= WHAT YOU ARE ASKED TO DO =
Please say how many lines of the listing hold "this", with no other words in the answer.

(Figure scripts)
+---+

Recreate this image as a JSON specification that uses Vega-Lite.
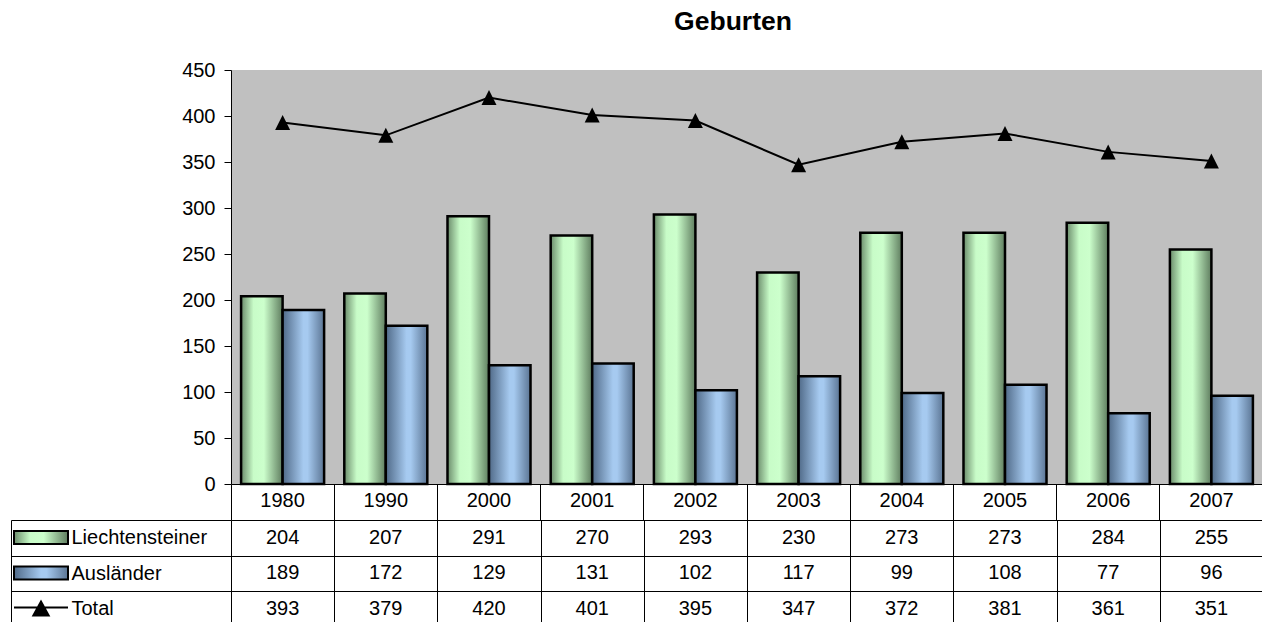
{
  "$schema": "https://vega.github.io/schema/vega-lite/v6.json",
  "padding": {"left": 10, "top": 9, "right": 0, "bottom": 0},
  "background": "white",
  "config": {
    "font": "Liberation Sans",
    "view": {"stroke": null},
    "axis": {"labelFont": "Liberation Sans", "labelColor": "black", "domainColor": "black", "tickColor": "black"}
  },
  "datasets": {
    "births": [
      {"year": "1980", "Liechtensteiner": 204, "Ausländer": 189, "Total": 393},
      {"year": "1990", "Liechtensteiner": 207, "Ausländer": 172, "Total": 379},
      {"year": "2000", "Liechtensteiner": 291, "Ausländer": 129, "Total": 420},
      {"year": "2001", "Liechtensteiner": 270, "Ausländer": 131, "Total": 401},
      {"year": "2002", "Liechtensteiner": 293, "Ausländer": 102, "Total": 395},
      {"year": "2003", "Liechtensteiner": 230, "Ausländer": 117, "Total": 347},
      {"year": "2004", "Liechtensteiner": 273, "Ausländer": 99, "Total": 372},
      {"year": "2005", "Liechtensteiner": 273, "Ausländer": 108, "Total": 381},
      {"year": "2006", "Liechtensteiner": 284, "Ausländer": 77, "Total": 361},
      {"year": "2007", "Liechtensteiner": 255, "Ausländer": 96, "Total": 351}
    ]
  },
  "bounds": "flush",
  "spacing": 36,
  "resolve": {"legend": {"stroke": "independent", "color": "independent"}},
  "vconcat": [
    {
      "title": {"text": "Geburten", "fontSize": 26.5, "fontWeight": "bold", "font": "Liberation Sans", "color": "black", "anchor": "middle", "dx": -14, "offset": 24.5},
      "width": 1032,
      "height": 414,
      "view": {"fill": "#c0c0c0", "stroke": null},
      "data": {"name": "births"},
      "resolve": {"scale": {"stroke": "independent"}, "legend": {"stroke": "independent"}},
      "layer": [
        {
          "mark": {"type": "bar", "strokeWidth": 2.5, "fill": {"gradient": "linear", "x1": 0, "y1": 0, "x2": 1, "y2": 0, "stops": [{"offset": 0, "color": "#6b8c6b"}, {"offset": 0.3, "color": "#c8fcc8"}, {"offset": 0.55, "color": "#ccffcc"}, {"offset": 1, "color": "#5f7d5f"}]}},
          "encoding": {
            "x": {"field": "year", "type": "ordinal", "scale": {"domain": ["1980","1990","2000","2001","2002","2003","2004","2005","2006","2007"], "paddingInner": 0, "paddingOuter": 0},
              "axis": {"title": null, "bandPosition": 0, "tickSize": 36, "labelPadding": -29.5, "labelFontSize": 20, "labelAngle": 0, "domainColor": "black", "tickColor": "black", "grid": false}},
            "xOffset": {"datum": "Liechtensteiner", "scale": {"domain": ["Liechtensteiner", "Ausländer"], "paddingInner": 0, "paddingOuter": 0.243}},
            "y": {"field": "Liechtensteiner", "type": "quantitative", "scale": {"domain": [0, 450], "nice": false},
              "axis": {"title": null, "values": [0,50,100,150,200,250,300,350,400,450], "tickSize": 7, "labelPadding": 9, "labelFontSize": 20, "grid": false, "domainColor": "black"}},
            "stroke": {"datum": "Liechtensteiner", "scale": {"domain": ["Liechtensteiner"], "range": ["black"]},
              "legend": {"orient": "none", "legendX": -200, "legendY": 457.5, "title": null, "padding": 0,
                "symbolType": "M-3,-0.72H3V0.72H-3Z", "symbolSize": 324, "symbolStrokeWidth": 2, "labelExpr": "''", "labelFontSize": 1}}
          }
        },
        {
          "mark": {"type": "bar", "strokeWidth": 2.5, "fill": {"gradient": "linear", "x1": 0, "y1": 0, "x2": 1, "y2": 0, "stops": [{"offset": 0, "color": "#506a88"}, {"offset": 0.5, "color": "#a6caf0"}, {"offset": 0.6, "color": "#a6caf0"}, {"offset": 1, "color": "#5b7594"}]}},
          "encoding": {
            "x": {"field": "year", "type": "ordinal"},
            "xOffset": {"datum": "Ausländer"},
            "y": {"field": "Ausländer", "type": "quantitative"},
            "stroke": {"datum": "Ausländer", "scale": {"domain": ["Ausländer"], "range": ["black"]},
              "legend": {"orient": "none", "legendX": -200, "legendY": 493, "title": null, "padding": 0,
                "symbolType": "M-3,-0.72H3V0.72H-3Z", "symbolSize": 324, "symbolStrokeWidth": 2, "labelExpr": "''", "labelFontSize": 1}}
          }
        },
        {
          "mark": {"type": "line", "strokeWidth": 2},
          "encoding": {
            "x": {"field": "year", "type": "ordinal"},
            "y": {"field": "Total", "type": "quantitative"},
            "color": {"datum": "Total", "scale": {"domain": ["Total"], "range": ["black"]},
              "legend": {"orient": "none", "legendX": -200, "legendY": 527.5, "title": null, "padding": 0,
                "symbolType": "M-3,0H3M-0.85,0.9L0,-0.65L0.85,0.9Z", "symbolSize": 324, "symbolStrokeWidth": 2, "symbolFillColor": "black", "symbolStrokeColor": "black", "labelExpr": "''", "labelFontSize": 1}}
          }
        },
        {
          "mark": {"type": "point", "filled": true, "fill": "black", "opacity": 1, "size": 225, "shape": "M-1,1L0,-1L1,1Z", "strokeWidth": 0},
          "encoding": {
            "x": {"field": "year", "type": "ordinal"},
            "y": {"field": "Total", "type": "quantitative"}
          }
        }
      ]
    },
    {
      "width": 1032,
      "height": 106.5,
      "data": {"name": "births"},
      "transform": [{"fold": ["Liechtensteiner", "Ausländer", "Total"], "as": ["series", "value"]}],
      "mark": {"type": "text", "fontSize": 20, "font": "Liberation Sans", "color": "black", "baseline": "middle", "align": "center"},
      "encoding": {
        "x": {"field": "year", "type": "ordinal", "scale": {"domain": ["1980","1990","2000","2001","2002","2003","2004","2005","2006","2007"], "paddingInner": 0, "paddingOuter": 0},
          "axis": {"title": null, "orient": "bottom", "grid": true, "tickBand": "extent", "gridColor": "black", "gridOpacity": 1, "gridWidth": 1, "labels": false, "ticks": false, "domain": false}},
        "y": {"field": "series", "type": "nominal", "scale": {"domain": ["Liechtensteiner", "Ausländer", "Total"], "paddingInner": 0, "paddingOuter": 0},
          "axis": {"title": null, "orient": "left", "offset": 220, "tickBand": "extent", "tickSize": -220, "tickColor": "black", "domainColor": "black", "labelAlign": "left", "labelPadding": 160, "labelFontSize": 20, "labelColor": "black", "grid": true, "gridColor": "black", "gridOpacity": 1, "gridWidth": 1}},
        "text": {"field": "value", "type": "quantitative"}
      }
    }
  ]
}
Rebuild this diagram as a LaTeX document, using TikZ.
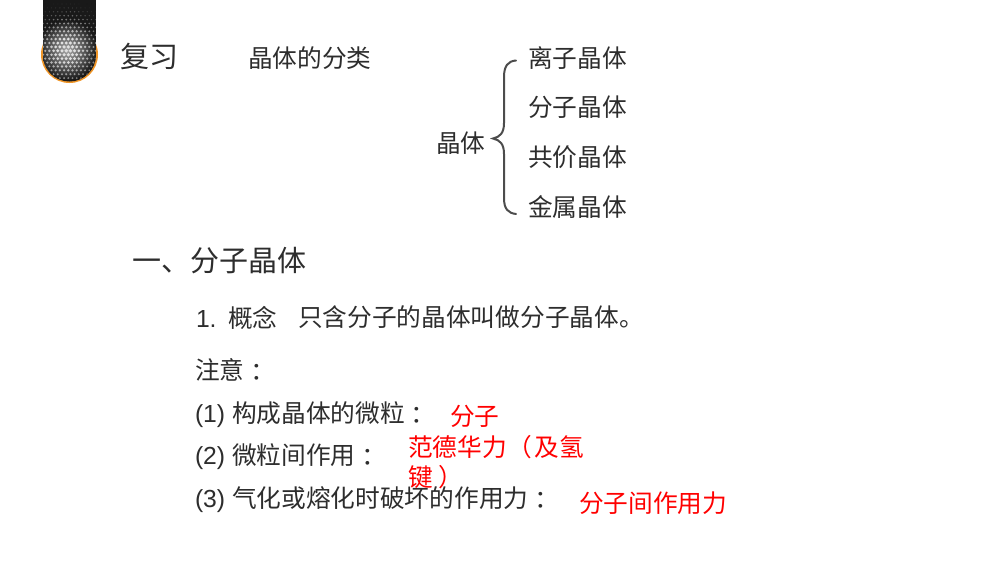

+---+

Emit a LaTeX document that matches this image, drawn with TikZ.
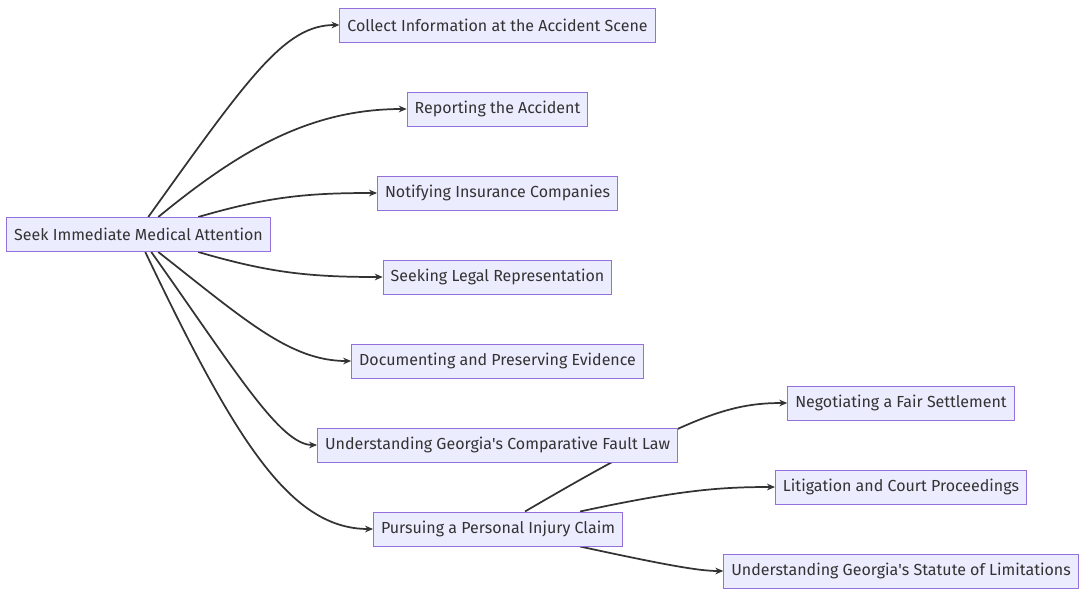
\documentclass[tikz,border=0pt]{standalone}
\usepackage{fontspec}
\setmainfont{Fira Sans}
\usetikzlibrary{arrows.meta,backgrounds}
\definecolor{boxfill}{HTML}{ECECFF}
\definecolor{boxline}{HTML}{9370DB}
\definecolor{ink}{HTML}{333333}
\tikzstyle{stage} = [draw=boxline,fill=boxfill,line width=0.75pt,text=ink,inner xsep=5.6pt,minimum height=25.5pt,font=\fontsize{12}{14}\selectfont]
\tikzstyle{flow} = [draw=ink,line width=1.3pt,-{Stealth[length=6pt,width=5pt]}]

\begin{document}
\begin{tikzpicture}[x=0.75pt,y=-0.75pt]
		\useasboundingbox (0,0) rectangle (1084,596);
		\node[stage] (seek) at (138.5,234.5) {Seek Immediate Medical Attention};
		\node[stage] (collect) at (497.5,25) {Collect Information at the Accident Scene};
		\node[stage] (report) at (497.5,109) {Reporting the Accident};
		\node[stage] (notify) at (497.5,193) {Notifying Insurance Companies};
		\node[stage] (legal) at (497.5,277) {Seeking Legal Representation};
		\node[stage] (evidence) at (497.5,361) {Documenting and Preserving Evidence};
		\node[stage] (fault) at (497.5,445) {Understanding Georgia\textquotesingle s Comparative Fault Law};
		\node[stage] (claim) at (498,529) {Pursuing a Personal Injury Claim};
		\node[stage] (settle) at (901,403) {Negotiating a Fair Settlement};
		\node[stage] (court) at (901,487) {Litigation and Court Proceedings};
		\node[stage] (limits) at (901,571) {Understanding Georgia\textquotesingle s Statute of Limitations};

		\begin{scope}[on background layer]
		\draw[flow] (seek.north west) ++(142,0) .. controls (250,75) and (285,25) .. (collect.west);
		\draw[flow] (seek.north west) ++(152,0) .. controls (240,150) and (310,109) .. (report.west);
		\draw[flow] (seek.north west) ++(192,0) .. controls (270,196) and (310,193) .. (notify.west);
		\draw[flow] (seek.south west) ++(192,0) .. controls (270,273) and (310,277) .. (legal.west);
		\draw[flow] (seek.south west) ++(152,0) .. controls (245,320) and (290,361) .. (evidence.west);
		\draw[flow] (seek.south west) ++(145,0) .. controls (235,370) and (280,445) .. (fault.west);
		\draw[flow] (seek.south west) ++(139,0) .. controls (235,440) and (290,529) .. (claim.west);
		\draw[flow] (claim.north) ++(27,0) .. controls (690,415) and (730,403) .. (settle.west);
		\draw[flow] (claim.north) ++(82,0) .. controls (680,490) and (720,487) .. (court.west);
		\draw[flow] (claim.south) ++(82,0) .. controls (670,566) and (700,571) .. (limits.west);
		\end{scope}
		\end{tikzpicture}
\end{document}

+---+

= RESULT BELOW =
3